Paul Davidson provides the empirical evidence using direct quotes from Samuelson to show “Why Keynes’s Ideas Were Never Taught in American Universities” , [ pp 162–178 of the book THE KEYNES SOLUTION: THE PATH TO GLOBAL ECONOMIC PROSPERITY (Palgrave/Macmillan, September 2009). Samuelson is quoted as stating that he found The General Theory “unpalatable” and not comprehensible.

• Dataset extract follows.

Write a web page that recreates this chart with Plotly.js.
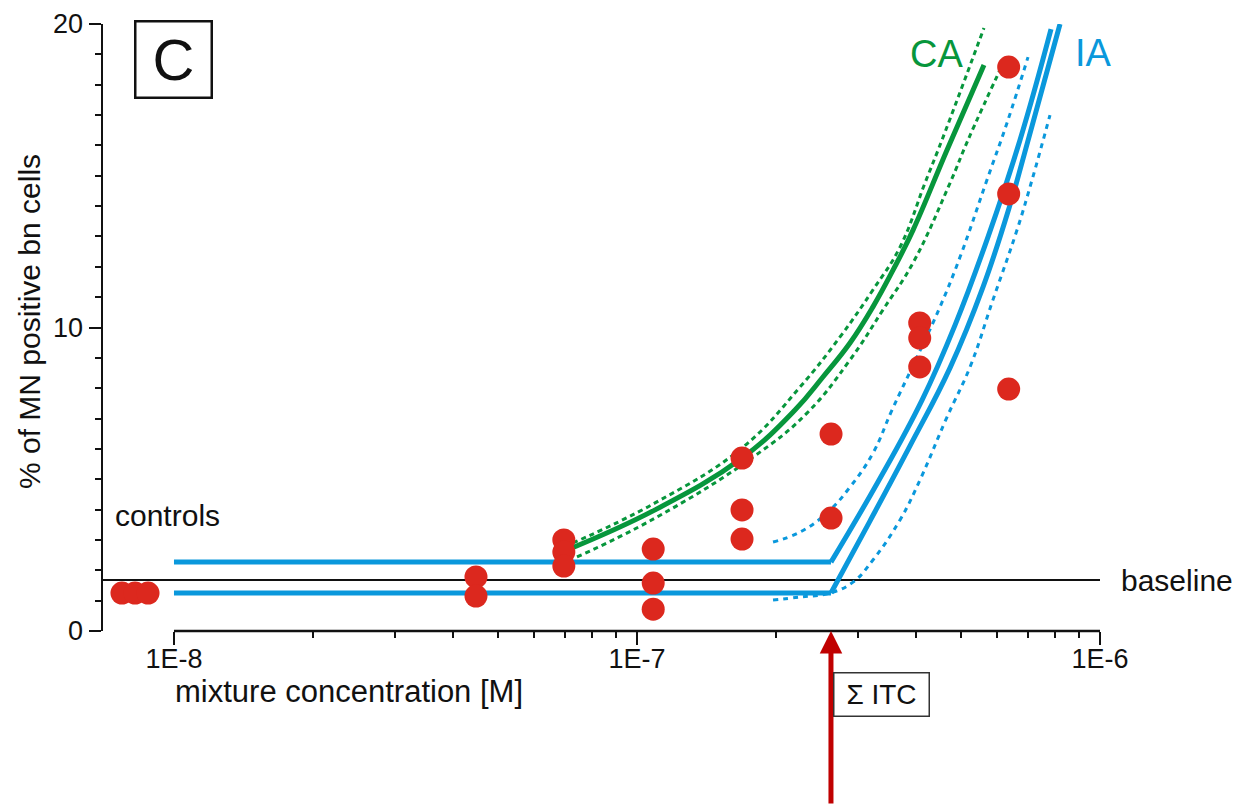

Samuelson then goes on to say “The way I finally convinced myself was to stop worrying about it [understanding Keynes’s analysis]. I asked myself why do I refuse a paradigm that enables me to understand the Roosevelt upturn from 1933 till 1937… I was content to assume that there was enough rigidity in relative prices and wages to make the Keynesian alternative to Walras operative”. In 1986, Samuelson still held to this line when he stated “We [Keynesians] alweays assumed that the Keynesian underemployment equilibrium floated on a substructure of administered prices and imperfect competition”.
In other words, Samuelson propagated the view that Keynes’s analysis relied on the rigidity of wages and prices , even though Keynes, on page 257 of THE GENERAL THEORY wrote that the classical theory assumed that “the self adjusting character of the economic system [rested] on an assumed fluidity of money-wages, and when there is rigidity to lay on the rigidity the blame for maladjustment…..My difference from this theory is primarily a difference of analysis”.
Thus Samuelson, who proclaimed himself as the chief Keynesian after the war, promolgated a false basis for Keynes’s theory– and in ascribing rigidity of prices and wages as the cause of unemployment made his brand of ‘Keynesianism’ an easy target for peole like Milton Friedman. The result was Keynes’s policies were killed by Friedman et al and politicians such as Reagan and Thatcher were able to paraded out Nobel Prize winning monetarists, etc as strong advocates for their free market philosophy.
Fischer Black [deceased] and Myron Scholes
(Nobel Prizes 1997) for developing the Black-Scholes formula that led to the explosive growth of financial derivatives.
Some Dead Nominees
Leon Walras
Although Walras was not THE founding father of neoclassical theory (Menger and Jevons made it before him to the press), he is today, perhaps, the most remembered of the three so it is in order to nominate him in representation of the 3 people who did most damage to the discipline. True, others followed suit with their failed physics-turned-economics pursuits, but the original 3 (akin to the not-so-good, the bad and the ugly) were Menger, Jevons and Walras.
Milton Friedman
… for misleading the economics profession with a naive methodology and an equally naive theory of money.
… his insane and fundamentally flawed musings on monetary theory (especially the assumption that doubling money in a system would result in a simple doubling of prices) led his neoclassical acolytes to believe in a chimera that has been disastrous in the first place and that promises to be even more disastrous now following the GFC.
Leon Keyserling
Nothing in the remit for this prize said it couldn’t be posthumous. Keyserling virtually invented military Keynesianism with his advice to NSC-68 author, Paul Nitze and, later, advice to AFL-CIO honchos, George Meany and Walter Reuther. It’s been a long (60 years), strange trip but the GFC is Keyserling’s Cold War guns and butter chickens coming back home to get fried.